The ideas of Frantz Fanon played an instrumental role in revolutionizing the
U.S. Civil Rights and Black Power movements of the 1960s. The Student
Nonviolent Coordinating Committee studied Fanon, and his influence was also
profound within the Black Panther Party.
James Forman of SNCC wrote in his political biography, “There was no real
division between the sugar cane fields of Martinique and the cotton fields of
the American South, between the French racists and the American ones, between
the mental colonization that Fanon fought and the psychological oppression of
young black Sammy Younge,” a civil rights student activist killed in
Alabama in January 1966. (“The Making of Black
Revolutionaries”)
Although it is not clear which direction the unfolding movements in the Arab
world will take, it is obvious that the impact of this crisis for U.S.
imperialism can potentially change the political character of the North African
and Arabian Peninsula regions. Such a loss of influence within the region could
fuel the working-class and national struggles inside the confines of the U.S.,
where the exploitation and oppression of the people has intensified with the
advent of the worst economic crisis since the Great Depression.
There are various political and social currents involved in this historical
conjuncture: the struggle for Palestinian self-determination and nationhood;
the necessity for a democratic revolution throughout the feudal monarchies of
the area, particularly within the Gulf States; and the rising tide of Islamic
and left tendencies on the front lines against imperialism.

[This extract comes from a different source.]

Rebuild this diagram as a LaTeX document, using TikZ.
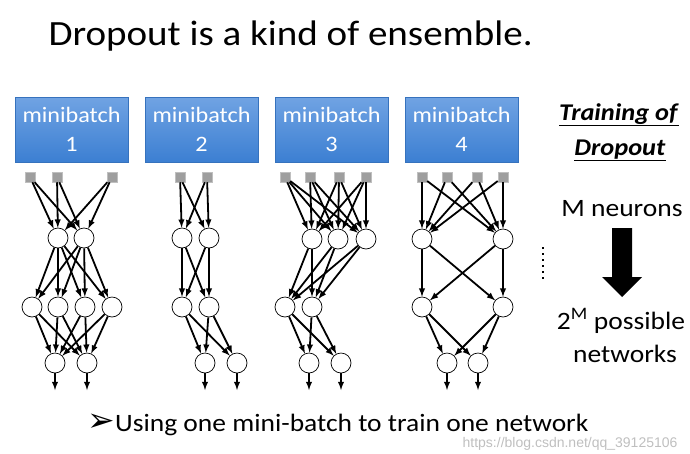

None of these struggles in the North Africa and Arabian Peninsula regions can
reach fruition without a fundamental challenge to transform the leading
imperialist country, the U.S.
Fanon’s significance for this current situation as well as the relevance
of other African revolutionary thinkers and practitioners of the modern period,
is that these developments provide the working class and the oppressed with
profound lessons and guides to action aimed at self-emancipation and the
construction of truly revolutionary societies.